IPI’s assessment underscores the intense risks: at least 13 media workers killed in combat reporting, countless journalist injuries, and well over 1,000 documented media-freedom violations, including cyberattacks, censorship, and surveillance. The death toll includes frontline reporters like Arman Soldin and Oksana Baulina, many victims of indiscriminate shelling or suspected extrajudicial executions.
ECPMF and Media Freedom Rapid Response partner statements mark 19 November 2024 as the 1,000‑day milestone, honoring the fallen while saluting Ukrainian journalists who “risk their lives to bring us critical news”. These organizations highlight sustained physical and digital dangers—including hacking, denial‑of‑service attacks, and the proliferation of spoof sites and propaganda aimed at undermining independent reporting.
IMI’s data offers a stark view of media resilience amid crisis: over 329 outlets closed, mainly from frontline oblasts like Zaporizhzhia and Donetsk, with just 16% restarting operations. Causes include occupation, financial collapse, and direct hostilities.
Despite challenges from both Russian aggression and Ukrainian state pressures—such as surveillance and wartime censorship—independent journalism persists. The MFRR has noted Ukrainian authorities surveilling outlets like Bihus.Info and interrogating reporters, while announcing common news broadcast formats seen by many journalists as state-aligned.

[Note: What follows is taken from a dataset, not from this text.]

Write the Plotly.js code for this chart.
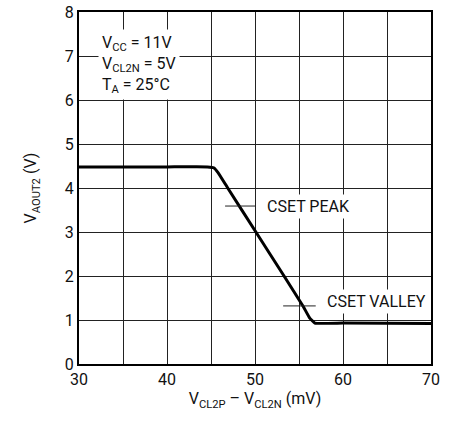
<!DOCTYPE html>
<html><head><meta charset="utf-8">
<script src="https://cdn.plot.ly/plotly-3.0.1.min.js"></script>
<style>body{margin:0;background:#fff}#c{width:456px;height:423px}</style>
</head><body><div id="c"></div>
<script>
const xVals = [30, 40, 44.6, 45.3, 45.8, 46.9, 50.1, 53.3, 55.5, 56.2, 56.8, 60, 70];
const yVals = [4.48, 4.48, 4.48, 4.46, 4.35, 4.0, 3.0, 2.0, 1.3, 1.05, 0.93, 0.93, 0.92];
const xTicks = [30, 40, 50, 60, 70];
const yTicks = [0, 1, 2, 3, 4, 5, 6, 7, 8];
const labels = ['CSET PEAK', 'CSET VALLEY'];
const labelX = [51.0, 57.8];
const labelY = [3.59, 1.43];
const leaderX0 = [46.6, 53.2];
const leaderX1 = [50.0, 56.9];
const leaderY = [3.59, 1.32];
const condText = 'V<sub>CC</sub> = 11V<br>V<sub>CL2N</sub> = 5V<br>T<sub>A</sub> = 25°C';

const FONT = 'Roboto, "Liberation Sans", sans-serif';

const shapes = leaderX0.map((x0, i) => ({
  type:'line', xref:'x', yref:'y', x0:x0, x1:leaderX1[i], y0:leaderY[i], y1:leaderY[i],
  line:{color:'#222', width:1}
}));

const annotations = labels.map((t, i) => ({
  x: labelX[i], y: labelY[i], xref:'x', yref:'y', text: t, showarrow:false,
  xanchor:'left', yanchor:'middle', bgcolor:'#fff', borderpad:2,
  font:{family:FONT, size:16, color:'#111'}
}));
annotations.push({
  x: 0.055, y: 0.952, xref:'paper', yref:'paper', text: condText, showarrow:false,
  xanchor:'left', yanchor:'top', align:'left', bgcolor:'#fff', borderpad:3,
  font:{family:FONT, size:16, color:'#111'}
});

Plotly.newPlot('c', [{
  x: xVals, y: yVals, mode:'lines', type:'scatter',
  line:{color:'#000', width:3, shape:'spline', smoothing:0.3}, hoverinfo:'none'
}], {
  width:456, height:423,
  margin:{l:79, r:25, t:12, b:59},
  paper_bgcolor:'#fff', plot_bgcolor:'#fff',
  showlegend:false,
  font:{family:FONT, size:16, color:'#111'},
  xaxis:{range:[30,70], tickvals:xTicks, showgrid:true, gridcolor:'#222', gridwidth:1,
    minor:{dtick:5, tick0:30, showgrid:true, gridcolor:'#222', gridwidth:1, ticks:''},
    zeroline:false, showline:true, mirror:true, linecolor:'#000', linewidth:2, ticks:'',
    tickfont:{family:FONT, size:16, color:'#111'},
    title:{text:'V<sub>CL2P</sub> – V<sub>CL2N</sub> (mV)', standoff:0, font:{family:FONT, size:16, color:'#111'}}},
  yaxis:{range:[0,8], tickvals:yTicks, showgrid:true, gridcolor:'#222', gridwidth:1,
    zeroline:false, showline:true, mirror:true, linecolor:'#000', linewidth:2, ticks:'',
    tickfont:{family:FONT, size:16, color:'#111'},
    title:{text:'V<sub>AOUT2</sub> (V)', standoff:24, font:{family:FONT, size:16, color:'#111'}}},
  shapes: shapes,
  annotations: annotations
}, {staticPlot:true, displayModeBar:false});
</script></body></html>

In summary, the 1,000-day milestone is both a memorial and a testament: Ukrainian journalists continue to report under fire. With dozens killed, many more wounded, hundreds detained, and media silenced, they persist under physical and digital assault as well as institutional friction. IPI, ECPMF, and IMI call for sustained international support, legal protections, digital security measures, and funding to ensure Ukraine’s independent press survives—and thrives—through war and beyond.